O filme tem seus muitos destaques, mas isso não o livra de ter diversos furos de roteiro, que por muitas vezes, chegam até a sobrepor as qualidades, deixando a impressão de ser mais um típico filme de ação 'Domingo Maior'. Afinal, como Nick, policial vivido por Michael Peña (muito correto por sinal, transmitindo bem a imagem do homem inexperiente, mas disposto a fazer um bom trabalho), sai impune quando Swagger é julgado, afinal, ele foi seu cúmplice o tempo todo? Além de o fato de Swagger ensinar Nick a se tornar um atirador de elite de qualidade em questão de minutos é duro de engolir. A presença da bela Sarah (vivida por Kate Mara) na trama para ajudar o protagonista é até entendível, mas induzir um possível caso entre eles, soa como uma desculpa para depois ela se tornar apenas a 'mocinha ameaçada'. Forçado demais.

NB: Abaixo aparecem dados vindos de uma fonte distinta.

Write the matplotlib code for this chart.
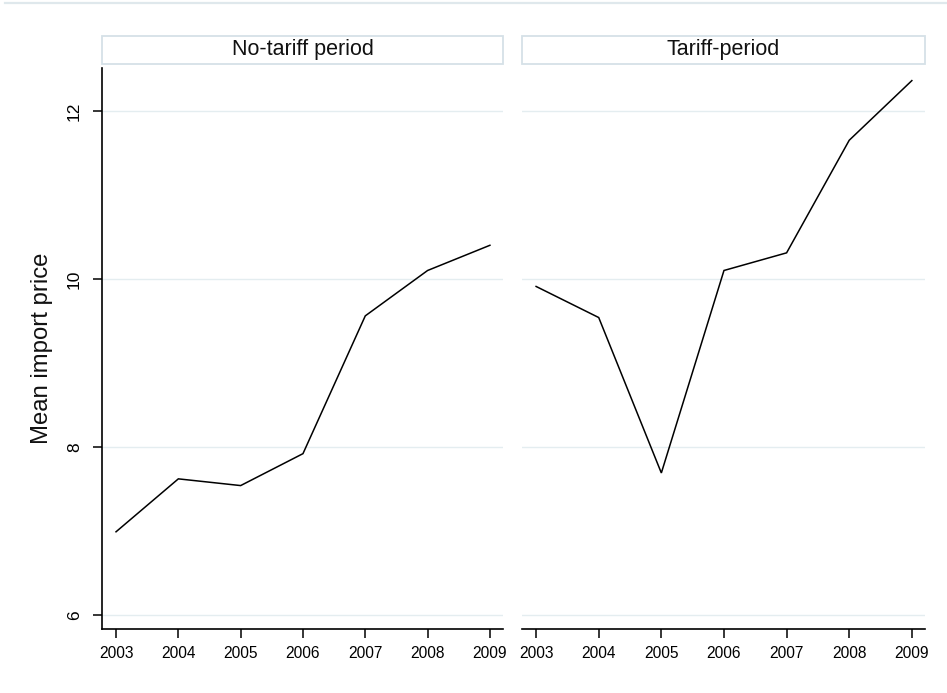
import matplotlib
matplotlib.use("Agg")
import matplotlib.pyplot as plt
from matplotlib.patches import Rectangle
from matplotlib.lines import Line2D

plt.rcParams["font.family"] = ["Liberation Sans", "DejaVu Sans"]

# Mean import price by year, split by period
years = [2003, 2004, 2005, 2006, 2007, 2008, 2009]
no_tariff_price = [6.99, 7.62, 7.54, 7.92, 9.56, 10.10, 10.40]
tariff_price = [9.91, 9.54, 7.69, 10.10, 10.31, 11.65, 12.36]
panel_titles = ["No-tariff period", "Tariff-period"]
y_ticks = [6, 8, 10, 12]
y_label = "Mean import price"

W, H = 947, 693
fig = plt.figure(figsize=(W / 100, H / 100), dpi=100)
fig.patch.set_facecolor("white")

def fx(px):
    return px / W

def fy(py):
    return 1 - py / H

top, bottom = 68, 629
panels = [(102, 503), (522, 925)]
series = [no_tariff_price, tariff_price]
grid_color = "#e4edf0"
box_color = "#d5e1e7"

# thin rule across the top of the graph region
fig.add_artist(Line2D([fx(5), fx(947)], [fy(2.5), fy(2.5)], color="#dfe8ec", lw=1.6))

axes = []
for i, ((x0, x1), vals, title) in enumerate(zip(panels, series, panel_titles)):
    ax = fig.add_axes([fx(x0), fy(bottom), fx(x1 - x0), (bottom - top) / H])
    ax.set_facecolor("white")
    ax.plot(years, vals, color="black", lw=1.1, solid_joinstyle="miter")
    ax.set_xlim(2002.775, 2009.21)
    ax.set_ylim(5.833, 12.51)
    ax.set_xticks(years)
    ax.set_xticklabels([str(y) for y in years])
    ax.set_yticks(y_ticks)
    ax.grid(axis="y", color=grid_color, lw=1.0)
    ax.set_axisbelow(True)
    for s in ["top", "right"]:
        ax.spines[s].set_visible(False)
    ax.spines["bottom"].set_linewidth(1.2)
    ax.spines["left"].set_linewidth(1.2)
    ax.tick_params(axis="x", length=6.5, width=1.1, pad=6, labelsize=11.2)
    if i == 0:
        ax.tick_params(axis="y", length=6.5, width=1.1, pad=8, labelsize=12.5,
                       labelrotation=90)
        for lab in ax.get_yticklabels():
            lab.set_va("center")
    else:
        ax.spines["left"].set_visible(False)
        ax.tick_params(axis="y", left=False, labelleft=False)

    # panel title strip
    h = bottom - top
    ax.add_patch(Rectangle((0, 1 + 4 / h), 1, 28 / h, transform=ax.transAxes,
                           facecolor="white", edgecolor=box_color, lw=1.3,
                           clip_on=False))
    ax.text(0.5, 1 + 18 / h, title, transform=ax.transAxes, ha="center",
            va="center", fontsize=15.5, color="#111111")
    axes.append(ax)

fig.text(fx(42), fy(348), y_label, rotation=90, ha="center", va="center",
         fontsize=17.2, color="#111111")

fig.savefig("out.png", dpi=100, facecolor="white")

Ainda não foi desta vez que o diretor Antoine Fuqua apresentou um trabalho a altura de seu "Dia de Treinamento", porém, se mostra bastante superior a bombas suas como "Rei Arthur" e "A Isca". Como diversão, "Atirador" é um prato cheio, e os fãs de filmes de ação certamente não terão do que reclamar. Pode-se considerar o filme como um Rambo menos anabolizado, e mais ainda, como um filme da franquia Bourne com um roteiro menos bem trabalhado. Só em ter a ousadia de chutar a hegemonia estadunidense já merece respeito.